Tuesday, May 11, 2021

Reverie interrupting


Overnight another mountain storm. A constant beat of thunder in the small hours lets us know its grumbling its way slowly over the ridge. This morning a few branches down and the ground satisfyingly soft after the rain. 

Breakfast Yogurt pots licked clean it's time for Sophie to head off on a Tuesday morning adventure. Today Angus, 'The Font' and the family diva are going for a long walk by the canal. We follow  a white van on the single track bridge that spans the river. The bridge was built in simpler, more leisurely days. For high speed 21st century living the bridge arches are alarmingly narrow. This doesn't bother the local white van drivers who zip along in speed limit denial.


The little porridge coloured Volvo is parked by the lock keepers cottage. We call it the lock keepers cottage and assume there is a lock keeper but we've never actually seen anyone emerge to do anything vaguely lock keepery. Perhaps, these days, it's all automated and the cottage is let out as a weekend retreat to Toulousians ? 'The Font' thinks that the capital investment needed to automate a canal that only has a handful of boats on it three months a year would be a very bad decision.

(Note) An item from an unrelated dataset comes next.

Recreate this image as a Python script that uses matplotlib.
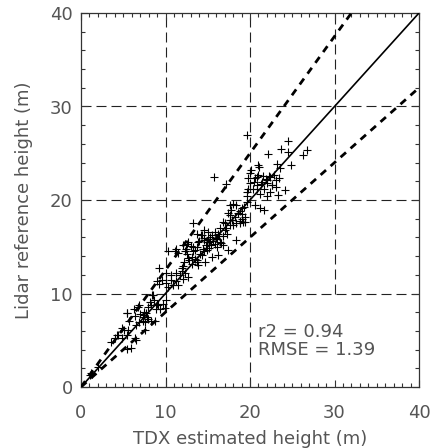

Sophie, as family diva, leads the way.


All goes well until the 7:32 train from Bordeaux to Toulouse ( stopping at Agen and Moissac ) goes hurtling by. The reverie interrupting train gets a full on PONette glare.


 So starts a new day with a Polish Lowland Sheepdog in deepest, deepest France profonde.




6 comments:

WFT Nobby said...

I love the canal-side photos.
Is white van driver speed limit denial a universal syndrome?

Coppa's girl said...

I can sympathise with Sophie - I was just envying you the tranquil scene beside the canal when that train went hurtling by! So much for the quiet of the countryside.
Judging by the speed and lack of adherence to any traffic regulations here, I should say that white van speed limit denial is a universal syndrome!

Camille said...

Your white van drivers could perhaps be compared to our Amazon or FedEx delivery drivers as they hurtle along flinging packages left and right and and racing onwards. It's always best to stay out of their way.

What lovely photos this morning of your canal visit. The 7:32 train made me long to be on it going to Toulouse.

Yamini MacLean said...

Hari OM
No - there IS a thing called "White Van Syndrome", which incorporates the speed limit denial, the other traffic existing denial, parking regs denial and traffic light denial!!! YAM xx

Taste of France said...

The cloud reflections on the canal are particularly beautiful.
I would not want to be a cyclist meeting a speeding van head-on on that bridge.
I drove over a similar bridge--worse, it was over the Missouri River, so it was agonizingly long. I looked up a photo and it shows two-way traffic, but I recall it being one way at a time. Extremely narrow, with safety rails that were barely a meter high--looking out the river, one say only air and the chocolatey water below. I think I went at 10 mph out of sheer terror. I wanted to take a different route, but my father, in the shotgun seat, insisted, and one did what he wanted.

rottrover said...

What a wonderful place to walk! One could go for miles. Happy End-of-Lockdown!